Can I publish in Lectorium a work that contains third-party material?

Just because third-party material was used in a work, the consent of that third party is not necessarily required for the publication of that work. Consent is not required if the use of third-party material falls within the scope of fair use (citing within the permitted guidelines). However, the scope of fair use tends to be problematic in particular with regard to photographs, graphics, and illustrations.

A similar issue arises if a work contains third-party statements or images of third parties (as is the case, for example, in an interview, particularly if an audiovisual recording of the interview has been made). Using such statements – which constitute works – requires the author’s consent, as does the publication of the author’s image.

What rights do I grant users when I publish my work in Lectorium? Why does Lectorium ask me if I want to grant a CC licence to the work I am publishing?

Lectorium is a disciplinary repository, so its objective is to store academic and scientific material: articles, books, doctoral dissertations, reports, conference materials, etc. Typically, material like that is copyright-protected. Its publication – including in a repository – does not deprive it of copyright protection.
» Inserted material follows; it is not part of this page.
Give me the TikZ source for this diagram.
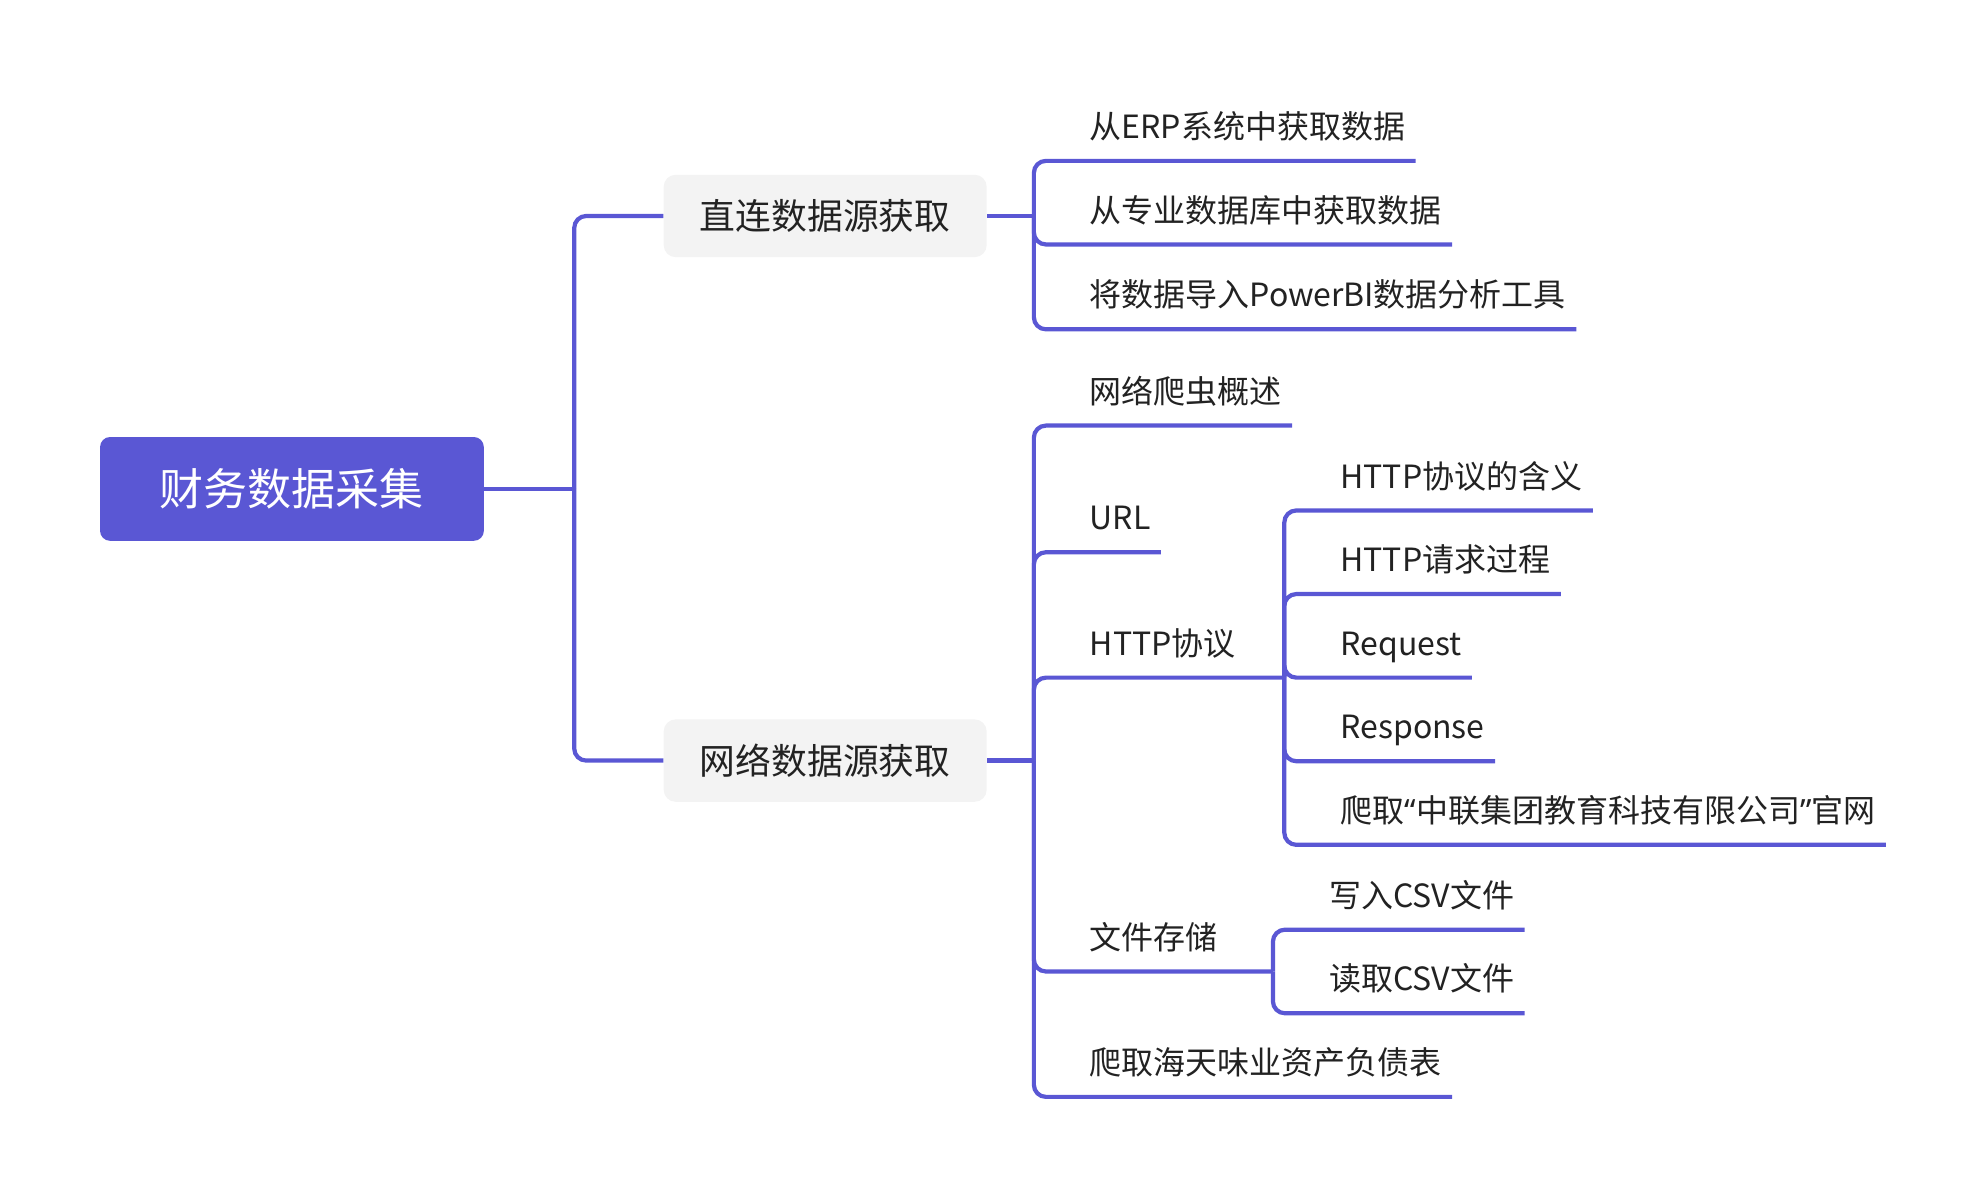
\documentclass[tikz,border=0pt]{standalone}
\usepackage{fontspec}
\newfontfamily\cjk{Noto Sans CJK SC}
\newfontfamily\latn{Noto Sans}
\definecolor{mainc}{HTML}{5A57D4}
\definecolor{boxbg}{HTML}{F3F3F3}
\definecolor{txt}{HTML}{222222}
\begin{document}
\begin{tikzpicture}[x=0.6333pt,y=-0.6333pt,
  conn/.style={draw=mainc,line width=2.1pt,rounded corners=6pt},
  rootbox/.style={fill=mainc,rounded corners=5pt,text=white,font=\cjk\fontsize{22pt}{26pt}\selectfont,minimum width=191.9pt,minimum height=51.9pt,inner sep=0pt},
  branchbox/.style={fill=boxbg,rounded corners=6pt,text=txt,font=\cjk\fontsize{17.9pt}{21pt}\selectfont,minimum width=161.5pt,minimum height=41.2pt,inner sep=0pt},
  leaf/.style={text=txt,font=\cjk\fontsize{16pt}{19pt}\selectfont,anchor=south west,inner xsep=5pt,inner ysep=9pt,text height=14pt,text depth=2pt},
]
\useasboundingbox (0,0) rectangle (1568,947);
% root and branches
\node[rootbox] (root) at (230.5,386) {财务数据采集};
\node[branchbox] (b1) at (651.5,170.5) {直连数据源获取};
\node[branchbox] (b2) at (651.5,600.5) {网络数据源获取};
\coordinate (jr) at ([xshift=45pt]root.east);
\draw[conn] (root.east) -- (jr);
\draw[conn] (jr) |- (b1.west);
\draw[conn] (jr) |- (b2.west);
% group 1
\coordinate (j1) at ([xshift=23.4pt]b1.east);
\draw[conn] (b1.east) -- (j1);
\node[leaf] (a1) at (816,127) {\hspace*{22.9pt}从ERP系统中获取数据};
\node[leaf] (a2) at (816,193) {\hspace*{22.9pt}从专业数据库中获取数据};
\node[leaf] (a3) at (816,260) {\hspace*{22.9pt}将数据导入Power\kern-0.3ptBI数据分析工具};
\foreach \n in {a1,a2,a3} \draw[conn] (j1) |- (\n.south east);
% group 2
\coordinate (j2) at ([xshift=23.4pt]b2.east);
\draw[conn] (b2.east) -- (j2);
\node[leaf] (c1) at (816,336) {\hspace*{22.9pt}网络爬虫概述};
\node[leaf] (c2) at (816,436) {\hspace*{22.9pt}URL};
\node[leaf] (c3) at (816,535) {\hspace*{22.9pt}HTTP协议};
\node[leaf] (c4) at (816,767) {\hspace*{22.9pt}文件存储};
\node[leaf] (c5) at (816,866) {\hspace*{22.9pt}爬取海天味业资产负债表};
\coordinate (j3) at (1014,535);
\coordinate (j4) at (1005,767);
\foreach \n in {c1,c2,c5} \draw[conn] (j2) |- (\n.south east);
\draw[conn] (j2) |- (j3);
\draw[conn] (j2) |- (j4);
% HTTP children
\node[leaf] (h1) at (1014,403) {\hspace*{22.9pt}HTTP协议的含义};
\node[leaf] (h2) at (1014,469) {\hspace*{22.9pt}HTTP请求过程};
\node[leaf] (h3) at (1014,535) {\hspace*{22.9pt}Request};
\node[leaf] (h4) at (1014,601) {\hspace*{22.9pt}Response};
\node[leaf] (h5) at (1014,667) {\hspace*{22.9pt}爬取{\latn“}中联集团教育科技有限公司{\latn”}官网};
\foreach \n in {h1,h2,h3,h4,h5} \draw[conn] (j3) |- (\n.south east);
% file children
\node[leaf] (f1) at (1005,734) {\hspace*{22.9pt}写入CSV文件};
\node[leaf] (f2) at (1005,800) {\hspace*{22.9pt}读取CSV文件};
\foreach \n in {f1,f2} \draw[conn] (j4) |- (\n.south east);
\end{tikzpicture}
\end{document}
Without the consent of the holder of the rights, users can make only limited use of the material accessible to them via the repository: they only have the rights that result from the fair use doctrine, e.g. for educational and scientific purposes. Fair use is governed by copyright law, which specifies its exact boundaries and limitations.

The use of the material in another manner requires the consent of the rights holder; otherwise it amounts to copyright violation. The user may request such consent from the rights holder directly. Additionally, Lectorium gives the rights holder the option to give blanket consent to certain uses, in the form of a selected type of a Creative Commons licence. The licence will be valid for all users of given material. Granting a CC licence means that consent is granted for the work to be used across all known fields of exploitation (with specific limitations depending on the type of licence).